■ **Goal of the exercise**
Give the data again exactly, from its opening line through the line in which "0.00112, 0.001058, 0.001028]" appears.

▼

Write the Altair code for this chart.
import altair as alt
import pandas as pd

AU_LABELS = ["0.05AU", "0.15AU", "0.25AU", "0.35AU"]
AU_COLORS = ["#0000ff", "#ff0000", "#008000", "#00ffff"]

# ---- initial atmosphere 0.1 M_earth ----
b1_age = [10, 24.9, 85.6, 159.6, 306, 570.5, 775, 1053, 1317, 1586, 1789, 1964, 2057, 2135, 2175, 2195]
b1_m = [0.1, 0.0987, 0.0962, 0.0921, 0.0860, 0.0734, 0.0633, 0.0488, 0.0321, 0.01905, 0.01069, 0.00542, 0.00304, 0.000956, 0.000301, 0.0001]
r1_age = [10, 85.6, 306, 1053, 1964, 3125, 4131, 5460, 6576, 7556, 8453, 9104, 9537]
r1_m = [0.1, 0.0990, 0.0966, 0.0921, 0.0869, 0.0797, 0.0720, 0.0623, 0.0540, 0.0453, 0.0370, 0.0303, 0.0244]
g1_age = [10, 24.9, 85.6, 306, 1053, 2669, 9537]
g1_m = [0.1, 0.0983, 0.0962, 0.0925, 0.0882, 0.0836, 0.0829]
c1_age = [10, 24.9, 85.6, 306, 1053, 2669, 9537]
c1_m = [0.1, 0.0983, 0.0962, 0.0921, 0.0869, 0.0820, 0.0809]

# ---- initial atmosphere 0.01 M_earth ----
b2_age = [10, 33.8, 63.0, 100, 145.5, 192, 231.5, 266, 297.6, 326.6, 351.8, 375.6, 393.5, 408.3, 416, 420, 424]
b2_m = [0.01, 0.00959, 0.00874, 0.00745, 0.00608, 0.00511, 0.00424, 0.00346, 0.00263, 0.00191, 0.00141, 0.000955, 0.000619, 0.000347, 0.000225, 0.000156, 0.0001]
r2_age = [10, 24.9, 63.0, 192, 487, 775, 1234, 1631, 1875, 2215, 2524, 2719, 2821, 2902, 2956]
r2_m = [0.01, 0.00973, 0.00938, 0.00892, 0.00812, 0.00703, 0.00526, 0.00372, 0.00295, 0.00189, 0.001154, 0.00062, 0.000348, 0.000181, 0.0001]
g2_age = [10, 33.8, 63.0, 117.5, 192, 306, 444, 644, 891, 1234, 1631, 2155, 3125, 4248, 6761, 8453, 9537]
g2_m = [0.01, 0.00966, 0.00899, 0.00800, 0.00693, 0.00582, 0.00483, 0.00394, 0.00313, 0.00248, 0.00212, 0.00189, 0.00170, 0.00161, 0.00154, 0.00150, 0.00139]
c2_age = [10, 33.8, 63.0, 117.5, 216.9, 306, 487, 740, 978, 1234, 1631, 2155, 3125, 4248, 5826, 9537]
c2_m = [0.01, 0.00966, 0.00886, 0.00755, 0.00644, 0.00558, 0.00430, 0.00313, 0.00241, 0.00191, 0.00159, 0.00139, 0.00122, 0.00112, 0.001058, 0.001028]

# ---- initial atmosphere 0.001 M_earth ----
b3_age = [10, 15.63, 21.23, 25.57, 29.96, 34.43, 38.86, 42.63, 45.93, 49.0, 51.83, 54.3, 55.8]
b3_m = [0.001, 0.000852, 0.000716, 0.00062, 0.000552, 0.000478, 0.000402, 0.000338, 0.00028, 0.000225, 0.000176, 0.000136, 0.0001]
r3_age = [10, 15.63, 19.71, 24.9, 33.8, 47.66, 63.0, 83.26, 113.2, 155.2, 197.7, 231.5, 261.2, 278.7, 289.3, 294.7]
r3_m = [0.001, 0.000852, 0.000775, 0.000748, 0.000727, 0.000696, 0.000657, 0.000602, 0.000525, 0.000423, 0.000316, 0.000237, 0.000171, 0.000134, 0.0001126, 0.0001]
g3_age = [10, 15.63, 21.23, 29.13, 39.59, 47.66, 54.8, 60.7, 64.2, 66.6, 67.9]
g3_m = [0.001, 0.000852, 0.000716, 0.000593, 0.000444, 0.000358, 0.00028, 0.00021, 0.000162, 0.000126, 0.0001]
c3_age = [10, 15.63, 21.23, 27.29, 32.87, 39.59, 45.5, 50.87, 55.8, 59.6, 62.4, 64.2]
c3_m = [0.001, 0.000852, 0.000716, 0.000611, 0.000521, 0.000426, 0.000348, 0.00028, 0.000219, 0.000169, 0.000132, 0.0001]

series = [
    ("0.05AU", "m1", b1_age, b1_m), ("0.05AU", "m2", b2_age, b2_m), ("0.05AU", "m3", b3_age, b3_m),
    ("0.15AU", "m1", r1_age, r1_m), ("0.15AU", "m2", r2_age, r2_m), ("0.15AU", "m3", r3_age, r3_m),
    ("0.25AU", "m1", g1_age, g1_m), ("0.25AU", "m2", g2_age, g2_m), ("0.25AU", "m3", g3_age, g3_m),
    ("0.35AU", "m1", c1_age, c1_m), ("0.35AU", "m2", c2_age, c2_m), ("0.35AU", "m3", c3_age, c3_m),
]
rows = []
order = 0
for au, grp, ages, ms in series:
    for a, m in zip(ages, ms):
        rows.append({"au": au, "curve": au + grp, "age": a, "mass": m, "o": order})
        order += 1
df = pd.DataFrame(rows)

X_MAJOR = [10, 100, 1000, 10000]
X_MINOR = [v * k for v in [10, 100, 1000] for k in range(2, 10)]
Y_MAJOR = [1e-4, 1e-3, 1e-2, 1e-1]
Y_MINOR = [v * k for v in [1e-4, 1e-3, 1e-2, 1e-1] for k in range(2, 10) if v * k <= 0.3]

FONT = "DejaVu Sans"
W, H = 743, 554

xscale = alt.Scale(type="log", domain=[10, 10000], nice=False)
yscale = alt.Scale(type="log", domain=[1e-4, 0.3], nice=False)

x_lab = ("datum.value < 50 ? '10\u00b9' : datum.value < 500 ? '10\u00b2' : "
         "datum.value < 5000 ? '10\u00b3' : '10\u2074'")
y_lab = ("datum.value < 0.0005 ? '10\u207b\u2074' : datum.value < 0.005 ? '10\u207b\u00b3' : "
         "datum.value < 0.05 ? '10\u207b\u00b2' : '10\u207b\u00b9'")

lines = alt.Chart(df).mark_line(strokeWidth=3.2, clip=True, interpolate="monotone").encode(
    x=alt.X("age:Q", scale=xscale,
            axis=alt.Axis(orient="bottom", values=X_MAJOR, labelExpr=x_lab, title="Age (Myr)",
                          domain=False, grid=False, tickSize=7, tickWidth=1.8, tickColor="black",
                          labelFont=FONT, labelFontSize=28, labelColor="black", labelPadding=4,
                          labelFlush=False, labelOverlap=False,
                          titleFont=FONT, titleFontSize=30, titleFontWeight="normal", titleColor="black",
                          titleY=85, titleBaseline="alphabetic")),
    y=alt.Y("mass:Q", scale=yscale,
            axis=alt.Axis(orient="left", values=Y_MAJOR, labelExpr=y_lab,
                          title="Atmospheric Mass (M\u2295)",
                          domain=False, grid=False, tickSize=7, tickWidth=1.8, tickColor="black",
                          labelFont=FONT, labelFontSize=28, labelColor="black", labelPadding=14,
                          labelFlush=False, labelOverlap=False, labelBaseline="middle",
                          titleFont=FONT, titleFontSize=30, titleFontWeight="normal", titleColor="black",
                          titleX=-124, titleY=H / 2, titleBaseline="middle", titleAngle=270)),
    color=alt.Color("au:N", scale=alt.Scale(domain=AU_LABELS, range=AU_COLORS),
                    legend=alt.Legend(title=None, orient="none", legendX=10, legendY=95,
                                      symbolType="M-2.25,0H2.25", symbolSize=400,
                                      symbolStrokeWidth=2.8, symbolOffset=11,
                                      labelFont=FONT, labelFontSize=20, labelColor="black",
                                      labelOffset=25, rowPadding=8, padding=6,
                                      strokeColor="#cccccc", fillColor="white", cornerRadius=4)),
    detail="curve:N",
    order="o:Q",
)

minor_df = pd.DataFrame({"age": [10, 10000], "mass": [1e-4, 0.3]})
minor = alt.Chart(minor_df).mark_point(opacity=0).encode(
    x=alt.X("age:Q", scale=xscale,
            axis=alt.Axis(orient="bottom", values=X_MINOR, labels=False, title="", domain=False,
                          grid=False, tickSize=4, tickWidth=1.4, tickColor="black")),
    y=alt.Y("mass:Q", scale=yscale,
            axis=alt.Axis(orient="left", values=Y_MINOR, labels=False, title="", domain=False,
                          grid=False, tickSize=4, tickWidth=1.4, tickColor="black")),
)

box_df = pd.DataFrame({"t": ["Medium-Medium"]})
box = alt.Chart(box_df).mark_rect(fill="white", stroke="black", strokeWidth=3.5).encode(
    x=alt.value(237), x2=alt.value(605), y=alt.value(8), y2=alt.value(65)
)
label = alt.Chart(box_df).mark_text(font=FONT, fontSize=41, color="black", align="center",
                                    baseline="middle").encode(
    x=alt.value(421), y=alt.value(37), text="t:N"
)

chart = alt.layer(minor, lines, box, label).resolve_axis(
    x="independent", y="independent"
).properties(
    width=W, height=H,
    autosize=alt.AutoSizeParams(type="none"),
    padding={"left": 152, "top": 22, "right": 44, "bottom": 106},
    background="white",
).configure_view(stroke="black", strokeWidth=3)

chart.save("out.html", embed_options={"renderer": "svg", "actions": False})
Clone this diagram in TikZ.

▲

■ **Written answer**
Write the Altair code for this chart.
import altair as alt
import pandas as pd

AU_LABELS = ["0.05AU", "0.15AU", "0.25AU", "0.35AU"]
AU_COLORS = ["#0000ff", "#ff0000", "#008000", "#00ffff"]

# ---- initial atmosphere 0.1 M_earth ----
b1_age = [10, 24.9, 85.6, 159.6, 306, 570.5, 775, 1053, 1317, 1586, 1789, 1964, 2057, 2135, 2175, 2195]
b1_m = [0.1, 0.0987, 0.0962, 0.0921, 0.0860, 0.0734, 0.0633, 0.0488, 0.0321, 0.01905, 0.01069, 0.00542, 0.00304, 0.000956, 0.000301, 0.0001]
r1_age = [10, 85.6, 306, 1053, 1964, 3125, 4131, 5460, 6576, 7556, 8453, 9104, 9537]
r1_m = [0.1, 0.0990, 0.0966, 0.0921, 0.0869, 0.0797, 0.0720, 0.0623, 0.0540, 0.0453, 0.0370, 0.0303, 0.0244]
g1_age = [10, 24.9, 85.6, 306, 1053, 2669, 9537]
g1_m = [0.1, 0.0983, 0.0962, 0.0925, 0.0882, 0.0836, 0.0829]
c1_age = [10, 24.9, 85.6, 306, 1053, 2669, 9537]
c1_m = [0.1, 0.0983, 0.0962, 0.0921, 0.0869, 0.0820, 0.0809]

# ---- initial atmosphere 0.01 M_earth ----
b2_age = [10, 33.8, 63.0, 100, 145.5, 192, 231.5, 266, 297.6, 326.6, 351.8, 375.6, 393.5, 408.3, 416, 420, 424]
b2_m = [0.01, 0.00959, 0.00874, 0.00745, 0.00608, 0.00511, 0.00424, 0.00346, 0.00263, 0.00191, 0.00141, 0.000955, 0.000619, 0.000347, 0.000225, 0.000156, 0.0001]
r2_age = [10, 24.9, 63.0, 192, 487, 775, 1234, 1631, 1875, 2215, 2524, 2719, 2821, 2902, 2956]
r2_m = [0.01, 0.00973, 0.00938, 0.00892, 0.00812, 0.00703, 0.00526, 0.00372, 0.00295, 0.00189, 0.001154, 0.00062, 0.000348, 0.000181, 0.0001]
g2_age = [10, 33.8, 63.0, 117.5, 192, 306, 444, 644, 891, 1234, 1631, 2155, 3125, 4248, 6761, 8453, 9537]
g2_m = [0.01, 0.00966, 0.00899, 0.00800, 0.00693, 0.00582, 0.00483, 0.00394, 0.00313, 0.00248, 0.00212, 0.00189, 0.00170, 0.00161, 0.00154, 0.00150, 0.00139]
c2_age = [10, 33.8, 63.0, 117.5, 216.9, 306, 487, 740, 978, 1234, 1631, 2155, 3125, 4248, 5826, 9537]
c2_m = [0.01, 0.00966, 0.00886, 0.00755, 0.00644, 0.00558, 0.00430, 0.00313, 0.00241, 0.00191, 0.00159, 0.00139, 0.00122, 0.00112, 0.001058, 0.001028]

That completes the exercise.